What You'll Actually Experience: The Variables That Matter
A 1 Gbps plan doesn't automatically deliver 1 Gbps to every device in your home. Real-world speeds depend on several layers of your setup.
Your Connection Type
How the internet reaches your home matters significantly:
- Fiber optic connections (like those from fiber-to-the-home providers) are most capable of delivering consistent gigabit speeds, often symmetrically — meaning 1 Gbps both download and upload
- Cable internet can offer 1 Gbps download, but upload speeds are typically much lower (sometimes 20–50 Mbps), because the infrastructure is asymmetric by design
- Fixed wireless or other delivery methods may advertise gigabit tiers but are more subject to interference and distance limitations
Your Router and Home Network
Your router is often the bottleneck people overlook. To actually move gigabit speeds across your network, your router needs to support it — not all do.
- Older routers max out at 100 Mbps on their wired ports (Fast Ethernet vs. Gigabit Ethernet)
- Wi-Fi throughput is always lower than wired throughput, with real-world wireless speeds often landing between 300–700 Mbps even on modern Wi-Fi 5 (802.11ac) or Wi-Fi 6 (802.11ax) hardware
- Router placement, interference, and the number of connected devices all affect how speeds distribute across your home
Your Device's Network Adapter
Even if your router and ISP plan are both capable of gigabit speeds, the device you're testing on must also have a Gigabit Ethernet port or a sufficiently capable wireless adapter. Many laptops ship with wireless cards that are technically capable but won't hit theoretical maximums in practice.
Server-Side Limitations
Speed tests measure your connection to a nearby server. Downloading a file from a website? That site's own server speed, location, and load all cap what you receive — regardless of your home connection.
Who Actually Benefits Most from 1 Gig Internet?
Not every household needs gigabit speeds, and that's worth stating plainly. But certain use cases genuinely take advantage of it: 🖥️
- Large households with many simultaneous users across streaming, gaming, video calls, and smart devices
- Remote workers or content creators uploading large files frequently (especially if the plan is symmetric)
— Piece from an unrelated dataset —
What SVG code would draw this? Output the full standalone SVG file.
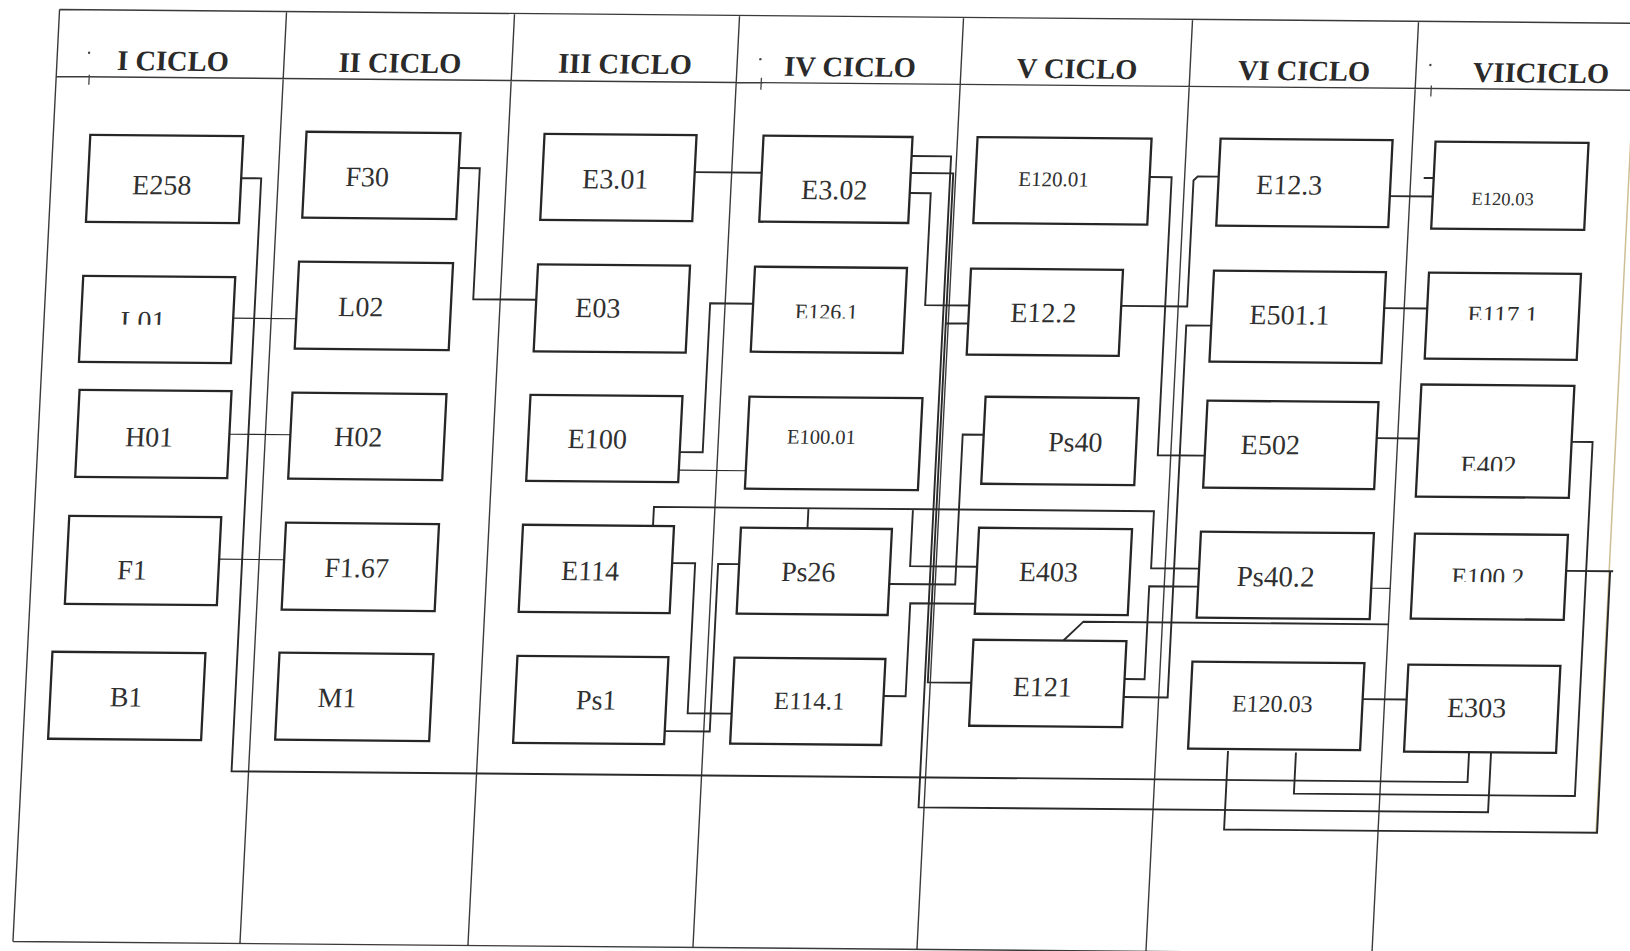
<svg xmlns="http://www.w3.org/2000/svg" width="1630" height="951" viewBox="0 0 1630 951">
<defs>
<style>
.grid{fill:none;stroke:#3a3a3a;stroke-width:1.4}
.box{fill:none;stroke:#262626;stroke-width:2.3}
.c{fill:none;stroke:#2a2a2a;stroke-width:1.9}
.t{stroke-width:1.1}
.lbl{font-family:"Liberation Serif","Times New Roman",serif;font-size:28px;fill:#303030;text-anchor:middle}
.hdr{font-family:"Liberation Serif","Times New Roman",serif;font-size:28.5px;font-weight:bold;fill:#2a2a2a;text-anchor:middle}
.mark{fill:none;stroke:#444;stroke-width:1.3}
</style>
<clipPath id="cpL01"><rect x="100" y="290" width="140" height="33.5"/></clipPath>
<clipPath id="cpE1261"><rect x="780" y="280" width="130" height="31"/></clipPath>
<clipPath id="cpE1171"><rect x="1450" y="280" width="140" height="27"/></clipPath>
<clipPath id="cpE402"><rect x="1450" y="420" width="140" height="38"/></clipPath>
<clipPath id="cpE1002"><rect x="1450" y="540" width="140" height="29"/></clipPath>
</defs>
<rect width="1630" height="951" fill="#ffffff"/>
<g transform="matrix(1,0.0087,-0.05,1,0,0)">
<g id="grid">
<path class="grid" d="M60,9 H1700 M60,76 H1700 M60,9 V941 M60,941 H1700 M287,9 V941 M515,9 V941 M740,9 V941 M964,9 V941 M1193,9 V941 M1419,9 V941"/>
<path d="M1637,115 V818" fill="none" stroke="#cdbf95" stroke-width="1.5"/>
<path class="mark" d="M93,74 V84 M765,71 V83 M1435,73 V84"/>
<circle cx="91.7" cy="52" r="1.2" fill="#444"/>
<circle cx="763" cy="52.5" r="1.2" fill="#444"/>
<circle cx="1433" cy="52.5" r="1.2" fill="#444"/>
</g>
<g id="headers">
<text class="hdr" x="176" y="69">I CICLO</text>
<text class="hdr" x="403" y="69">II CICLO</text>
<text class="hdr" x="628" y="68">III CICLO</text>
<text class="hdr" x="853" y="69">IV CICLO</text>
<text class="hdr" x="1080" y="69">V CICLO</text>
<text class="hdr" x="1307" y="69">VI CICLO</text>
<text class="hdr" x="1544" y="69">VIICICLO</text>
</g>
<g id="connectors">
<path class="c" d="M250,176 H270 V769 H1506 V739"/>
<path class="c t" d="M249,316 H312 M251,432 H312 M247,557 H312"/>
<path class="c" d="M467,164 H488 V295 H551"/>
<path class="c" d="M703,166 H770"/>
<path class="c" d="M702,446 H725 V297 H768"/>
<path class="c t" d="M702,464 H769"/>
<path class="c" d="M700,557 H723 V707 H767"/>
<path class="c" d="M701,725 H746 V557.5 H767"/>
<path class="c" d="M679,520 V501 H1179 V558 H1227 M833.5,501 V521 M938,501 V558 H1005"/>
<path class="c" d="M918,576 H984 V426 H1005"/>
<path class="c" d="M918,688 H940 V595 H1005"/>
<path class="c" d="M919,148 H958.5 V799 H1528 V739"/>
<path class="c" d="M919,165 H961.5 V674 H1005 M961.5,315 H984"/>
<path class="c" d="M919,185 H940 V297 H984"/>
<path class="c" d="M1158,167 H1180 V445 H1227"/>
<path class="c" d="M1136,296 H1202 V170 L1206,166 H1227"/>
<path class="c" d="M1158,687 H1202 V315 H1227"/>
<path class="c" d="M1158,669 H1178 V576 H1227"/>
<path class="c" d="M1095,631 L1114,612 H1419"/>
<path class="c t" d="M1400,576 H1419"/>
<path class="c" d="M1397,687 H1441"/>
<path class="c" d="M1265,740 V818.5 H1638 V557 H1594 M1638,557 H1641"/>
<path class="c" d="M1333,741 V782 H1614 V428 H1593"/>
<path class="c" d="M1398,426 H1440"/>
<path class="c" d="M1399,296 H1442"/>
<path class="c" d="M1399,184 H1442 M1432,165.5 H1442"/>
</g>
<g id="n-E258"><rect class="box" x="97" y="134" width="153" height="87"/><text class="lbl" x="171" y="193">E258</text></g>
<g id="n-L01"><rect class="box" x="97" y="275" width="152" height="86"/><text class="lbl" x="159" y="329" clip-path="url(#cpL01)">L01</text></g>
<g id="n-H01"><rect class="box" x="99" y="389" width="152" height="87"/><text class="lbl" x="171" y="445">H01</text></g>
<g id="n-F1"><rect class="box" x="95" y="515" width="152" height="88"/><text class="lbl" x="160.5" y="578">F1</text></g>
<g id="n-B1"><rect class="box" x="85" y="651" width="153" height="87"/><text class="lbl" x="161" y="705">B1</text></g>
<g id="n-F30"><rect class="box" x="313" y="129" width="154" height="86"/><text class="lbl" x="376" y="183">F30</text></g>
<g id="n-L02"><rect class="box" x="312" y="259" width="154" height="87"/><text class="lbl" x="376" y="313">L02</text></g>
<g id="n-H02"><rect class="box" x="312" y="390" width="154" height="86"/><text class="lbl" x="380" y="443">H02</text></g>
<g id="n-F1-67"><rect class="box" x="312" y="520" width="153" height="87"/><text class="lbl" x="385" y="574">F1.67</text></g>
<g id="n-M1"><rect class="box" x="312" y="650" width="154" height="87"/><text class="lbl" x="372" y="704">M1</text></g>
<g id="n-E3-01"><rect class="box" x="551" y="129" width="152" height="86"/><text class="lbl" x="624" y="183">E3.01</text></g>
<g id="n-E03"><rect class="box" x="551" y="259.5" width="152" height="87"/><text class="lbl" x="613" y="312">E03</text></g>
<g id="n-E100"><rect class="box" x="550" y="390" width="152" height="86"/><text class="lbl" x="619" y="443">E100</text></g>
<g id="n-E114"><rect class="box" x="549" y="520" width="151" height="87"/><text class="lbl" x="618.6" y="575">E114</text></g>
<g id="n-Ps1"><rect class="box" x="550" y="651" width="151" height="87"/><text class="lbl" x="631" y="704">Ps1</text></g>
<g id="n-E3-02"><rect class="box" x="770" y="129" width="149" height="86"/><text class="lbl" x="843.5" y="192">E3.02</text></g>
<g id="n-E126-1"><rect class="box" x="768" y="260" width="152" height="85"/><text class="lbl" x="841.6" y="312" style="font-size:22px" clip-path="url(#cpE1261)">E126.1</text></g>
<g id="n-E100-01"><rect class="box" x="769" y="390" width="173" height="92"/><text class="lbl" x="843" y="436.5" style="font-size:20.5px">E100.01</text></g>
<g id="n-Ps26"><rect class="box" x="767" y="521" width="151" height="86"/><text class="lbl" x="836.6" y="574">Ps26</text></g>
<g id="n-E114-1"><rect class="box" x="767" y="651" width="151" height="86"/><text class="lbl" x="844" y="702" style="font-size:25px">E114.1</text></g>
<g id="n-E120-01"><rect class="box" x="984" y="128.5" width="174" height="86"/><text class="lbl" x="1062" y="177" style="font-size:21px">E120.01</text></g>
<g id="n-E12-2"><rect class="box" x="984" y="260" width="152" height="86"/><text class="lbl" x="1058.7" y="313">E12.2</text></g>
<g id="n-Ps40"><rect class="box" x="1005" y="388" width="153" height="87"/><text class="lbl" x="1097" y="442">Ps40</text></g>
<g id="n-E403"><rect class="box" x="1005" y="519" width="153" height="86"/><text class="lbl" x="1076.6" y="572">E403</text></g>
<g id="n-E121"><rect class="box" x="1005" y="631" width="153" height="86"/><text class="lbl" x="1076.4" y="687">E121</text></g>
<g id="n-E12-3"><rect class="box" x="1227" y="128" width="172" height="87"/><text class="lbl" x="1298" y="183">E12.3</text></g>
<g id="n-E501-1"><rect class="box" x="1227" y="260" width="172" height="91"/><text class="lbl" x="1304.8" y="313">E501.1</text></g>
<g id="n-E502"><rect class="box" x="1227" y="390" width="171" height="87"/><text class="lbl" x="1292" y="443">E502</text></g>
<g id="n-Ps40-2"><rect class="box" x="1227" y="521" width="173" height="86"/><text class="lbl" x="1304" y="575" style="font-size:29px">Ps40.2</text></g>
<g id="n-E120-03-VI"><rect class="box" x="1225" y="651" width="172" height="87"/><text class="lbl" x="1307" y="700.5" style="font-size:24px">E120.03</text></g>
<g id="n-E120-03-VII"><rect class="box" x="1442" y="129" width="153" height="87"/><text class="lbl" x="1512" y="192" style="font-size:18.5px">E120.03</text></g>
<g id="n-E117-1"><rect class="box" x="1442" y="260" width="152" height="86"/><text class="lbl" x="1517.8" y="310" style="font-size:25px" clip-path="url(#cpE1171)">E117.1</text></g>
<g id="n-E402"><rect class="box" x="1440" y="372" width="153" height="112"/><text class="lbl" x="1511" y="461" style="font-size:26.5px" clip-path="url(#cpE402)">E402</text></g>
<g id="n-E100-2"><rect class="box" x="1441" y="521" width="153" height="85"/><text class="lbl" x="1516" y="572.5" style="font-size:25.5px" clip-path="url(#cpE1002)">E100.2</text></g>
<g id="n-E303"><rect class="box" x="1441" y="652" width="152" height="87"/><text class="lbl" x="1511.4" y="704">E303</text></g>
</g>
</svg>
- Home power users running local servers, doing frequent large backups, or moving data between cloud services
- Gamers — though notably, gaming performance is more sensitive to latency (ping) than raw bandwidth
For a single-person household doing standard browsing and streaming, 100–200 Mbps is often more than sufficient. The gains from 1 Gbps become more meaningful as simultaneous demand increases.
How to Know If You're Getting What You Pay For
If you're already on a 1 Gig plan, you can test your actual speeds using tools like Speedtest by Ookla or Fast.com. Keep in mind:
- Test over wired Ethernet to remove Wi-Fi variables
- Run tests at different times of day — shared neighborhood infrastructure can slow speeds during peak hours on cable networks
- Compare download vs. upload — the gap between them tells you a lot about your connection type
The Factors That Vary by Setup 🔍
Even with all the objective information above, what "fast enough" looks like comes down to specifics that differ for every reader: how many people share your connection, what they're doing simultaneously, what equipment is already in place, whether your ISP's fiber or cable infrastructure reaches your area, and what upload speeds your work or creative workflow actually demands.
A gigabit connection is objectively fast. Whether it's meaningfully faster than your current plan — or whether your home network could even take advantage of it — depends on variables that only your specific setup can answer.